Each individual is just a cell of this body. From within society the individual opens a window for himself to the outside through which he influences society according to his ability and creative power. On this basis every discovery and every new idea represents an outlooking window of this Hegelian unit that society is. Many European philosophers have accepted this fictitious idea as a distinguishing feature of collective action as compared to individual action. But it must be said frankly that this idea is not correct. We need not indulge in such a baseless and wild fanaticism.

We do not believe that society has any conception besides being a collection of the individuals. It is evident that any philosophical discussion of Hegel's theory is beyond the scope of our present discourse, for the discussion of his theory about society requires the review of the entire system of his philosophy.

All that we want to point out is the incorrectness of his idea. In short, we need not invent a myth to differentiate between an individual act and a collective act, as for the purpose of making a distinction between the two, our explanation about the third dimension is enough.
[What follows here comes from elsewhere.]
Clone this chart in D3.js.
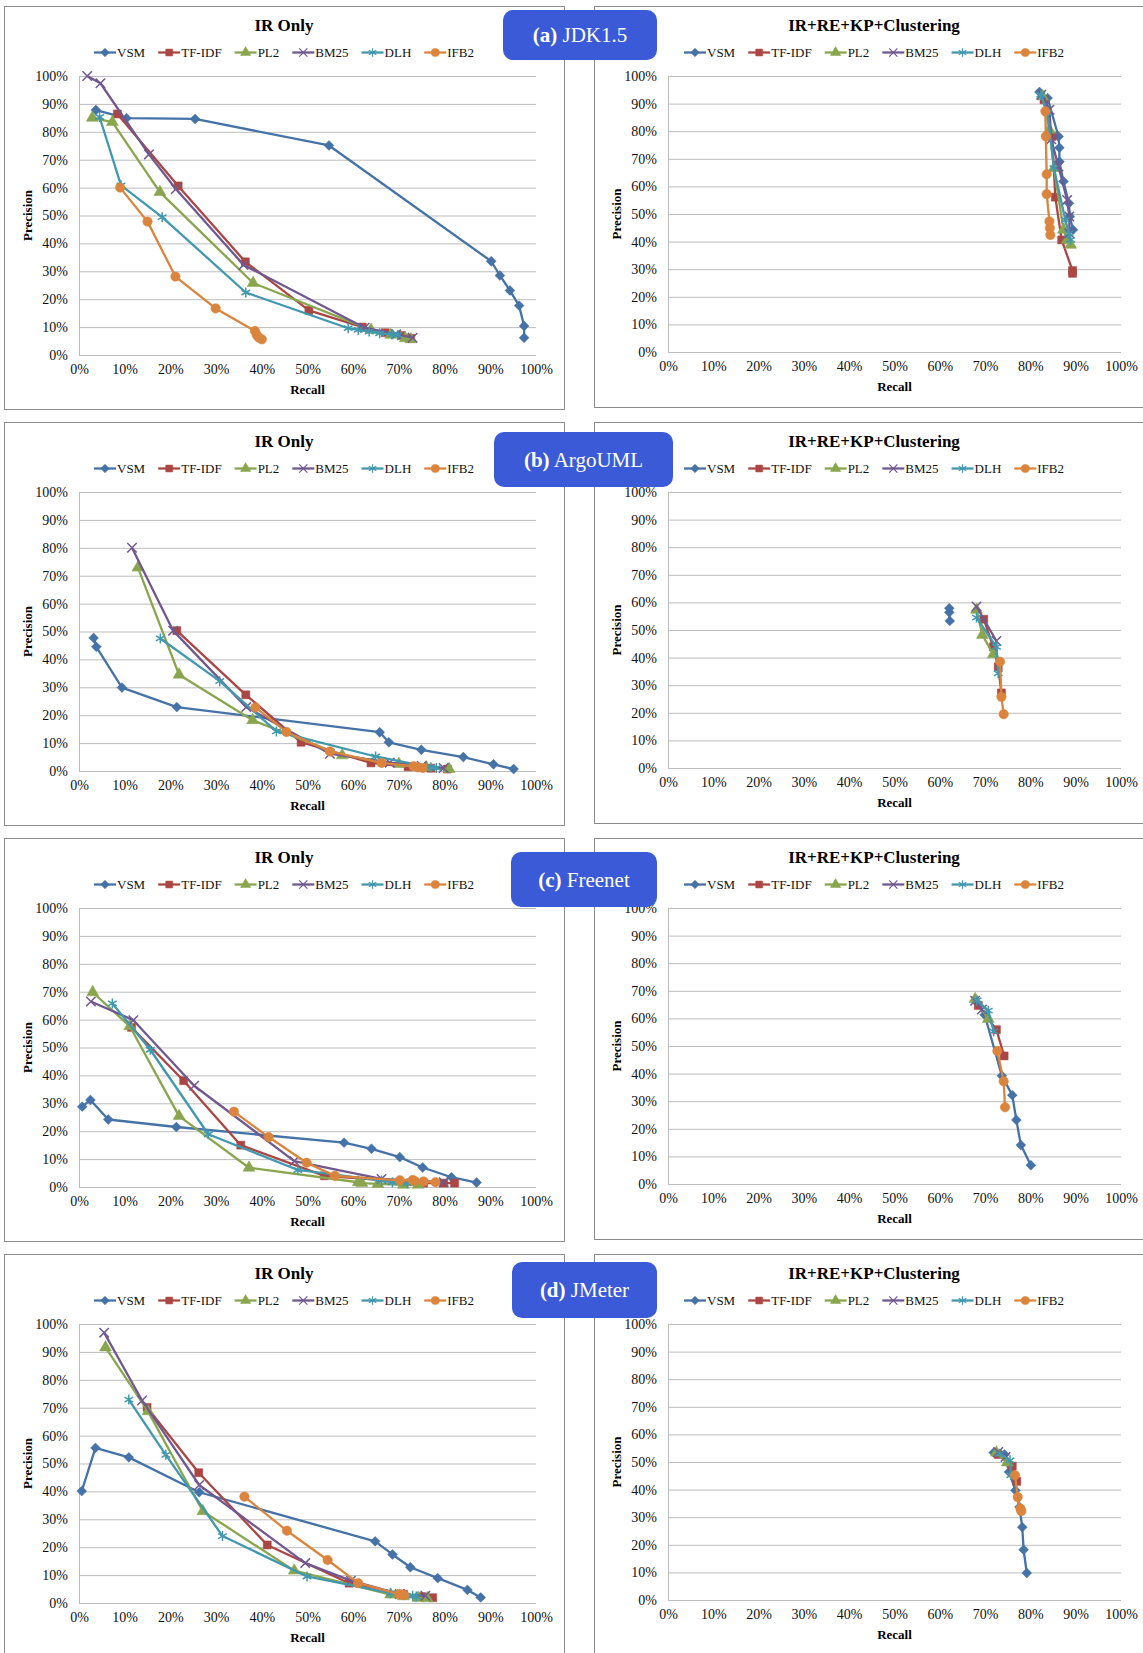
<!DOCTYPE html>
<html>
<head>
<meta charset="utf-8">
<script src="https://cdn.jsdelivr.net/npm/d3@7"></script>
<style>
  body { margin: 0; background: #fff; }
  svg { display: block; font-family: "Liberation Serif", "Times New Roman", serif; }
</style>
</head>
<body>
<svg id="chart" width="1143" height="1653"></svg>
<script>
// Series, in legend order
const methods = ["VSM", "TF-IDF", "PL2", "BM25", "DLH", "IFB2"];
const projectTags = ["(a)", "(b)", "(c)", "(d)"];
const projectNames = ["JDK1.5", "ArgoUML", "Freenet", "JMeter"];
const panelTitles = ["IR Only", "IR+RE+KP+Clustering"];
const tickValues = [0, 10, 20, 30, 40, 50, 60, 70, 80, 90, 100];

// [recall %, precision %] for each method
const jdkIrOnly = [
  [[3.7, 87.8], [10.4, 84.9], [25.4, 84.6], [54.7, 75.1], [90.2, 33.6], [92.1, 28.5], [94.3, 23.1], [96.3, 17.7], [97.4, 10.4], [97.4, 6.2]],
  [[8.4, 86.4], [21.7, 60.6], [36.4, 33.4], [50.3, 16.0], [62.0, 10.0], [67.0, 8.0], [70.5, 7.0], [72.6, 6.0]],
  [[2.9, 85.0], [7.3, 83.5], [17.7, 58.4], [38.1, 25.8], [63.9, 9.0], [68.2, 7.2], [71.4, 6.0], [72.6, 5.6]],
  [[1.8, 100], [4.7, 97.4], [15.3, 71.9], [21.2, 59.5], [36.0, 32.3], [62.5, 9.8], [69.4, 7.4], [73.0, 6.2]],
  [[4.5, 85.3], [9.2, 60.8], [18.2, 49.4], [36.5, 22.4], [58.9, 9.6], [61.1, 9.0], [63.5, 8.4], [65.8, 7.8], [68.6, 7.4], [69.8, 7.2]],
  [[9.0, 60.0], [15.0, 47.8], [21.1, 28.1], [29.9, 16.7], [38.5, 8.6], [38.9, 7.2], [39.3, 6.3], [40.0, 5.6]]
];
const jdkClustering = [
  [[82.0, 94.2], [83.8, 92.0], [86.2, 78.1], [86.4, 74.0], [86.4, 69.0], [87.3, 61.8], [88.5, 53.9], [88.7, 49.1], [89.4, 44.3]],
  [[83.0, 91.4], [84.8, 78.1], [85.5, 56.1], [86.9, 40.6], [89.3, 29.5], [89.3, 28.5]],
  [[82.7, 92.6], [84.2, 80.5], [85.2, 66.6], [87.3, 44.3], [88.1, 40.6], [88.9, 38.8]],
  [[82.4, 93.2], [84.2, 87.8], [84.6, 77.1], [86.2, 67.2], [88.1, 55.1], [88.6, 49.1], [88.6, 43.0]],
  [[82.3, 93.2], [83.8, 86.6], [85.2, 66.6], [87.7, 47.9], [88.5, 43.0], [88.9, 40.6]],
  [[83.3, 87.2], [83.4, 78.1], [83.6, 64.4], [83.6, 57.2], [84.2, 47.3], [84.3, 44.9], [84.4, 42.4]]
];
const argoIrOnly = [
  [[3.2, 47.7], [3.8, 44.5], [9.4, 29.9], [21.4, 22.9], [65.8, 13.9], [67.8, 10.3], [74.9, 7.6], [84.1, 5.0], [90.7, 2.4], [95.1, 0.7]],
  [[21.4, 50.3], [36.5, 27.3], [48.6, 10.3], [63.9, 2.9], [72.0, 1.5], [77.0, 1.0], [80.6, 0.7]],
  [[12.9, 72.9], [21.9, 34.5], [38.0, 18.2], [57.6, 5.6], [70.0, 2.5], [76.0, 1.3], [81.0, 0.7]],
  [[11.6, 80.0], [20.6, 50.3], [36.6, 22.9], [54.9, 6.2], [68.0, 3.0], [75.0, 1.8], [79.8, 1.1]],
  [[17.8, 47.5], [30.8, 32.2], [43.2, 14.2], [64.9, 5.2], [77.0, 1.3], [78.2, 1.1]],
  [[38.6, 22.8], [45.4, 14.0], [54.9, 7.0], [66.2, 2.9], [73.2, 1.7], [74.2, 1.3], [75.2, 1.1]]
];
const argoClustering = [
  [[62.1, 57.9], [62.1, 56.4], [62.2, 53.3]],
  [[69.7, 53.9], [71.8, 43.9], [72.9, 36.7], [73.6, 27.2]],
  [[68.1, 57.3], [69.4, 48.2], [71.8, 41.2]],
  [[68.1, 58.5], [72.5, 46.0]],
  [[68.1, 54.5], [72.5, 43.9], [72.9, 34.3]],
  [[73.3, 38.5], [73.6, 25.8], [74.1, 19.5]]
];
const freenetIrOnly = [
  [[0.7, 28.8], [2.5, 31.2], [6.4, 24.2], [21.3, 21.5], [58.0, 15.9], [64.0, 13.7], [70.2, 10.7], [75.2, 7.0], [81.5, 3.5], [87.0, 1.6]],
  [[11.5, 57.2], [22.9, 38.1], [35.4, 15.0], [53.7, 4.0], [75.4, 1.4], [79.8, 1.4], [82.2, 1.4]],
  [[3.0, 69.8], [11.1, 57.6], [21.9, 25.4], [37.2, 6.9], [61.1, 1.7], [61.9, 1.4], [65.4, 1.1], [71.0, 0.8], [74.2, 0.8]],
  [[2.6, 66.5], [11.9, 59.8], [25.2, 36.3], [47.1, 9.3], [66.2, 2.9], [79.8, 1.7]],
  [[7.3, 65.8], [15.6, 49.2], [28.3, 18.9], [47.9, 6.1], [66.2, 2.3], [68.6, 1.7], [71.8, 1.3]],
  [[33.9, 27.0], [41.5, 17.9], [49.8, 8.7], [56.0, 4.0], [70.2, 2.4], [73.0, 2.5], [73.4, 2.2], [75.4, 2.0], [78.0, 1.7]]
];
const freenetClustering = [
  [[67.8, 66.5], [69.9, 61.3], [73.7, 39.2], [76.0, 32.2], [76.9, 23.2], [77.9, 14.1], [80.1, 6.8]],
  [[68.5, 64.7], [72.5, 55.9], [74.2, 46.4]],
  [[67.8, 67.0], [70.7, 59.8]],
  [[67.8, 66.4], [69.3, 63.2]],
  [[68.2, 66.5], [70.7, 62.8], [71.9, 55.3]],
  [[72.7, 48.2], [74.1, 37.2], [74.4, 27.8]]
];
const jmeterIrOnly = [
  [[0.6, 40.1], [3.6, 55.6], [10.9, 52.2], [26.3, 39.7], [64.8, 22.1], [68.6, 17.4], [72.5, 12.8], [78.5, 8.9], [85.0, 4.7], [87.9, 2.0]],
  [[14.9, 70.1], [26.2, 46.7], [41.2, 20.8], [59.1, 7.1], [71.0, 3.2], [75.0, 2.3], [77.4, 1.9]],
  [[5.8, 91.6], [15.1, 68.7], [27.1, 32.9], [47.1, 11.6], [68.2, 3.0], [71.0, 2.4], [74.2, 1.8], [76.2, 1.7]],
  [[5.5, 96.9], [13.8, 72.6], [26.3, 42.3], [49.5, 14.3], [59.5, 8.0], [70.2, 3.2], [75.8, 2.6]],
  [[10.9, 72.9], [19.0, 53.1], [31.4, 24.0], [49.9, 9.5], [68.2, 3.5], [73.0, 2.6], [73.8, 2.3]],
  [[36.2, 38.1], [45.5, 25.9], [54.4, 15.4], [61.1, 7.1], [70.0, 3.2], [70.6, 3.0], [71.2, 2.8]]
];
const jmeterClustering = [
  [[71.9, 53.4], [74.3, 52.7], [75.3, 46.4], [76.7, 39.7], [77.6, 33.7], [78.2, 26.4], [78.5, 18.2], [79.2, 9.8]],
  [[72.9, 52.7], [76.0, 48.5], [77.0, 43.0]],
  [[72.5, 53.4], [74.9, 49.8]],
  [[72.9, 53.6], [74.5, 51.8]],
  [[73.2, 53.0], [75.5, 50.6], [75.7, 45.2]],
  [[76.6, 45.2], [77.2, 37.3], [77.8, 33.1], [78.0, 32.2]]
];

const panelData = [
  [jdkIrOnly, jdkClustering],
  [argoIrOnly, argoClustering],
  [freenetIrOnly, freenetClustering],
  [jmeterIrOnly, jmeterClustering]
];

// Styles
const colors = ["#4572a7", "#aa4643", "#89a54e", "#71588f", "#4198af", "#db843d"];
const symbolTypes = [d3.symbolDiamond2, d3.symbolSquare, d3.symbolTriangle, d3.symbolTimes, d3.symbolAsterisk, d3.symbolCircle];
const symbolSizes = [62, 64, 62, 60, 70, 70];
const strokeSymbol = [false, false, false, true, true, false];
const gridColor = "#bdbdbd";
const borderColor = "#8a8a8a";
const tagFill = "#3a5ad8";

// Layout
const rowPitch = 416;
const columns = [
  { boxX: 4, boxW: 560, boxH: 403, plotX0: 79, plotX1: 536, plotBottom: 355 },
  { boxX: 594, boxW: 560, boxH: 401, plotX0: 668, plotX1: 1121, plotBottom: 352 }
];
const tagBoxes = [
  { x: 503, y: 10, w: 154, h: 50 },
  { x: 494, y: 16, w: 179, h: 55 },
  { x: 511, y: 20, w: 146, h: 55 },
  { x: 512, y: 14, w: 145, h: 56 }
];

const svg = d3.select("#chart");
const formatPercent = (d) => `${d}%`;

panelData.forEach((row, r) => {
  const offsetY = r * rowPitch;
  row.forEach((series, c) => {
    const col = columns[c];
    const g = svg.append("g").attr("class", "panel");
    const top = 76 + offsetY;
    const bottom = col.plotBottom + offsetY;
    const centerX = col.boxX + col.boxW / 2;

    // Panel border
    g.append("rect")
      .attr("x", col.boxX + 0.5)
      .attr("y", 6 + offsetY + 0.5)
      .attr("width", col.boxW)
      .attr("height", col.boxH)
      .attr("fill", "#fff")
      .attr("stroke", borderColor);

    const xScale = d3.scaleLinear().domain([0, 100]).range([col.plotX0, col.plotX1]);
    const yScale = d3.scaleLinear().domain([0, 100]).range([bottom, top]);

    // Y axis with gridlines
    const yAxisG = g.append("g")
      .attr("transform", `translate(${col.plotX0},0)`)
      .call(d3.axisLeft(yScale).tickValues(tickValues).tickFormat(formatPercent)
        .tickSize(-(col.plotX1 - col.plotX0)).tickPadding(11));
    yAxisG.select(".domain").remove();
    yAxisG.selectAll(".tick line").attr("stroke", gridColor);
    yAxisG.selectAll(".tick text")
      .attr("font-family", "Liberation Serif")
      .attr("font-size", 14)
      .attr("fill", "#111");

    // Vertical axis line
    g.append("line")
      .attr("x1", col.plotX0 + 0.5).attr("x2", col.plotX0 + 0.5)
      .attr("y1", top).attr("y2", bottom)
      .attr("stroke", gridColor);

    // X axis
    const xAxisG = g.append("g")
      .attr("transform", `translate(0,${bottom})`)
      .call(d3.axisBottom(xScale).tickValues(tickValues).tickFormat(formatPercent)
        .tickSize(0).tickPadding(9));
    xAxisG.select(".domain").remove();
    xAxisG.selectAll(".tick text")
      .attr("font-family", "Liberation Serif")
      .attr("font-size", 14)
      .attr("fill", "#111");

    // Title
    g.append("text")
      .attr("x", centerX)
      .attr("y", 31 + offsetY)
      .attr("text-anchor", "middle")
      .attr("font-size", 17)
      .attr("font-weight", "bold")
      .text(panelTitles[c]);

    // Axis titles
    g.append("text")
      .attr("x", (col.plotX0 + col.plotX1) / 2)
      .attr("y", bottom + 39)
      .attr("text-anchor", "middle")
      .attr("font-size", 13)
      .attr("font-weight", "bold")
      .text("Recall");

    g.append("text")
      .attr("transform", `translate(${col.plotX0 - 47},${(top + bottom) / 2}) rotate(-90)`)
      .attr("text-anchor", "middle")
      .attr("font-size", 13)
      .attr("font-weight", "bold")
      .text("Precision");

    // Series lines and markers
    const line = d3.line().x((d) => xScale(d[0])).y((d) => yScale(d[1]));
    series.forEach((points, i) => {
      const sg = g.append("g").attr("class", "series");
      sg.append("path")
        .attr("d", line(points))
        .attr("fill", "none")
        .attr("stroke", colors[i])
        .attr("stroke-width", 2.3)
        .attr("stroke-linejoin", "round");
      sg.selectAll("path.marker")
        .data(points)
        .join("path")
        .attr("class", "marker")
        .attr("transform", (d) => `translate(${xScale(d[0])},${yScale(d[1])})`)
        .attr("d", d3.symbol().type(symbolTypes[i]).size(symbolSizes[i]))
        .attr("fill", strokeSymbol[i] ? "none" : colors[i])
        .attr("stroke", colors[i])
        .attr("stroke-width", strokeSymbol[i] ? 1.5 : 0.5);
    });

    // Legend
    const legendY = 52.5 + offsetY;
    const legend = g.append("g").attr("class", "legend");
    const items = legend.selectAll("g")
      .data(methods)
      .join("g");
    items.append("line")
      .attr("x1", 0).attr("x2", 22)
      .attr("stroke", (d, i) => colors[i])
      .attr("stroke-width", 2.3);
    items.append("path")
      .attr("transform", "translate(11,0)")
      .attr("d", (d, i) => d3.symbol().type(symbolTypes[i]).size(symbolSizes[i] * 0.75)())
      .attr("fill", (d, i) => strokeSymbol[i] ? "none" : colors[i])
      .attr("stroke", (d, i) => colors[i])
      .attr("stroke-width", (d, i) => strokeSymbol[i] ? 1.2 : 0.5);
    items.append("text")
      .attr("x", 23)
      .attr("y", 4.5)
      .attr("font-size", 13)
      .attr("fill", "#111")
      .text((d) => d);

    let cursor = 0;
    const offsets = [];
    items.each(function () {
      offsets.push(cursor);
      const w = d3.select(this).select("text").node().getComputedTextLength();
      cursor += 23 + w + 13;
    });
    const legendWidth = cursor - 13;
    const legendX0 = centerX - legendWidth / 2;
    items.attr("transform", (d, i) => `translate(${legendX0 + offsets[i]},${legendY})`);
  });

  // Project tag box spanning both panels
  const tb = tagBoxes[r];
  const tag = svg.append("g").attr("class", "tag");
  tag.append("rect")
    .attr("x", tb.x)
    .attr("y", tb.y + offsetY)
    .attr("width", tb.w)
    .attr("height", tb.h)
    .attr("rx", 10)
    .attr("fill", tagFill);
  const tagText = tag.append("text")
    .attr("x", tb.x + tb.w / 2)
    .attr("y", tb.y + offsetY + tb.h / 2 + 7)
    .attr("text-anchor", "middle")
    .attr("font-size", 21)
    .attr("fill", "#fff");
  tagText.append("tspan").attr("font-weight", "bold").text(projectTags[r]);
  tagText.append("tspan").text(" " + projectNames[r]);
});
</script>
</body>
</html>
An individual act has only two dimensions. If there is a third dimension also, the act becomes a collective act. Society provides the ground for a collective act and forms its material cause.

In case the act is collective, it is recorded in the deed-sheet of a nation crouching before its Allah. That is the true difference between the two types of acts. As such the conclusion we draw from the foregoing discussion is that the subject of the laws of history is a purposive act having a social background, the effect of which covers society or the nation as a whole in accordance with its being limited or extensive.